Indeed, suicide rates dropped during World War I and World War II, both among men and women, and not just in countries that participated in those wars, but in some others as well.

The American suicide rate fell after the assassination of President John Kennedy in 1963.

And now a British psychiatrist has reported in the September British Journal of Psychiatry that suicide rates plummeted in Britain in the wake of the tragic events of September 11, 2001.

Not surprisingly, the scenes of homicide-suicide bombers attacking the World Trade Center in New York City, as well as the scenes of people leaping to a certain death from the trade center towers, were shown over and over on British television, just as they were on American television. Subsequently, Emad Salib, M.D., a Liverpool University psychiatrist, wondered: Did the repeated showing of these scenes have any influence on people in Britain who were harboring homicidal or suicidal ideas at the time?

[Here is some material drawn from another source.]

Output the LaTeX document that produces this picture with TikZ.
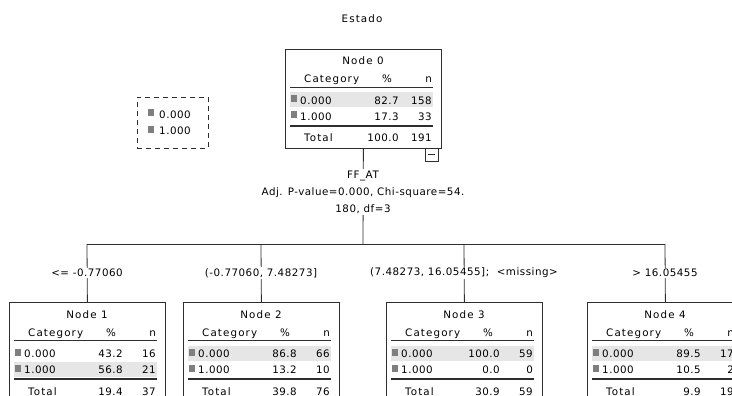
\documentclass[tikz,border=0pt]{standalone}
\usepackage{fontspec}
\setmainfont{DejaVu Sans}[LetterSpace=5]
\newfontfamily\widefont{DejaVu Sans}[LetterSpace=11]
\definecolor{linec}{HTML}{2E2E2E}
\definecolor{bandc}{HTML}{E6E6E6}
\definecolor{sqc}{HTML}{7F7F7F}
\tikzset{
  boxst/.style={draw=linec, line width=0.8pt, minimum width=156pt, minimum height=99pt, anchor=north west, inner sep=0pt},
  hd/.style={inner sep=0pt, font=\widefont\fontsize{10.3}{12}\selectfont},
  val/.style={inner sep=0pt},
  rule/.style={draw=linec, line width=0.7pt},
  dbl/.style={draw=linec, line width=1.8pt},
  conn/.style={draw=linec, line width=0.8pt},
  lab/.style={fill=white, inner sep=1.5pt},
  sq/.style={fill=sqc}
}
\newcommand\totalrow[3]{%
  \node[hd, anchor=base west] (n#1tt) at (19,93) {Total};
  \node[val, anchor=base east] (n#1tp) at (114,93) {#2};
  \node[val, anchor=base east] (n#1tn) at (147,93) {#3};}
\newcommand\treebox[9]{%
  \node[boxst] (n#1) at (#2,#3) {};
  \begin{scope}[shift={(#2,#3)}]
    \fill[bandc] (5,#4-7.5) rectangle (148,#4+7.5);
    \node[hd, anchor=base] (n#1t) at (78,16) {Node #1};
    \node[hd, anchor=base west] (n#1c) at (19,34) {Category};
    \node[hd, anchor=base] (n#1p) at (102,34) {\%};
    \node[hd, anchor=base east] (n#1n) at (147,34) {n};
    \draw[rule] (5,38.5) -- (148,38.5);
    \fill[sq] (6,46.5) rectangle (12,53.5);
    \node[val, anchor=base west] (n#1a) at (15,55.5) {0.000};
    \node[val, anchor=base east] (n#1ap) at (114,55.5) {#5};
    \node[val, anchor=base east] (n#1an) at (147,55.5) {#6};
    \fill[sq] (6,62.5) rectangle (12,69.5);
    \node[val, anchor=base west] (n#1b) at (15,71.5) {1.000};
    \node[val, anchor=base east] (n#1bp) at (114,71.5) {#7};
    \node[val, anchor=base east] (n#1bn) at (147,71.5) {#8};
    \draw[dbl] (5,77) -- (148,77);
    \totalrow{#1}#9
  \end{scope}}
\begin{document}
\begin{tikzpicture}[x=1pt, y=-1pt, font=\fontsize{10.3}{12}\selectfont]
\useasboundingbox (0,0) rectangle (732,396);
\clip (0,0) rectangle (732,396);
\node[inner sep=0pt, font=\widefont\fontsize{10.3}{12}\selectfont] (title) at (362,19) {Estado};
% legend
\node[draw=linec, dashed, dash pattern=on 5pt off 4pt, line width=0.8pt, minimum width=71pt, minimum height=51pt, anchor=north west, inner sep=0pt] (legend) at (137,97) {};
\fill[sq] (148,109.5) rectangle (154,116.5);
\node[val, anchor=base west] (lega) at (159,118) {0.000};
\fill[sq] (148,126.5) rectangle (154,133.5);
\node[val, anchor=base west] (legb) at (159,135) {1.000};
% root
\treebox{0}{285}{49}{51}{82.7}{158}{17.3}{33}{{100.0}{191}}
\node[draw=linec, line width=0.8pt, minimum size=13pt, inner sep=0pt, anchor=north west] (mb) at (425,148) {};
\draw[conn] ([xshift=-3.5pt]mb.center) -- ([xshift=3.5pt]mb.center);
% children
\treebox{1}{9}{302}{67}{43.2}{16}{56.8}{21}{{19.4}{37}}
\treebox{2}{183}{302}{51}{86.8}{66}{13.2}{10}{{39.8}{76}}
\treebox{3}{386}{302}{51}{100.0}{59}{0.0}{0}{{30.9}{59}}
\treebox{4}{587}{302}{51}{89.5}{17}{10.5}{2}{{9.9}{19}}
% connectors
\coordinate (b0) at (363,244);
\coordinate (b1) at (87,244);
\coordinate (b2) at (261,244);
\coordinate (b3) at (464,244);
\coordinate (b4) at (665,244);
\draw[conn] (n0.south) -- (b0);
\draw[conn] (b1) -- (b4);
\draw[conn] (b1) -- (n1.north);
\draw[conn] (b2) -- (n2.north);
\draw[conn] (b3) -- (n3.north);
\draw[conn] (b4) -- (n4.north);
\node[lab, align=center, font=\fontsize{10.3}{17}\selectfont] (split) at (363,192) {FF\_AT\\Adj. P-value=0.000, Chi-square=54.\\180, df=3};
\node[lab] (l1) at (87,273) {<= -0.77060};
\node[lab] (l2) at (261,273) {(-0.77060, 7.48273]};
\node[lab] (l3) at (464,273) {(7.48273, 16.05455];\ \ <missing>};
\node[lab] (l4) at (665,273) {> 16.05455};
\end{tikzpicture}
\end{document}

He obtained data from Britain’s Office for National Statistics documenting the number of homicides and the number of suicides in England and Wales from 1979 through 2001. First he compared the number of homicides in September 2001 with that of the previous 22 Septembers. He found no statistically significant difference. He thus concluded that the excessive 9/11 exposure had had no impact on those Brits who had contemplated homicide at the time. He then compared the number of suicides in September 2001 with that of the previous 22 Septembers. He found that the number of suicides in September 2001 was lower than the number in any of the previous Septembers—a highly significant difference statistically.

He also discovered that the number of suicides in September 2001 was significantly lower than the number in other months in 2001, and on September 11, 2001, only eight suicides occurred in England and Wales, compared with a daily average of 14 for 2001. Thus, the excessive coverage of 9/11 appears to have influenced the way the British think of suicide around the time of 9/11, and it appears to have helped deter them from taking action, Salib concluded.

But why might excessive exposure to acts of suicide have had such an effect? Salib contends that the explanation lies with the 19th century French sociologist Emile Durkheim.

“The finding of this study,” he wrote in his study report, “supports Durkheim’s theory that periods of external threat create group integration within society and lower the suicide rate through the impact on social cohesion. It also supports Durkheim’s views that ‘imitation’ does not significantly affect suicide rates, a view that is not shared explicitly by modern sociologists.”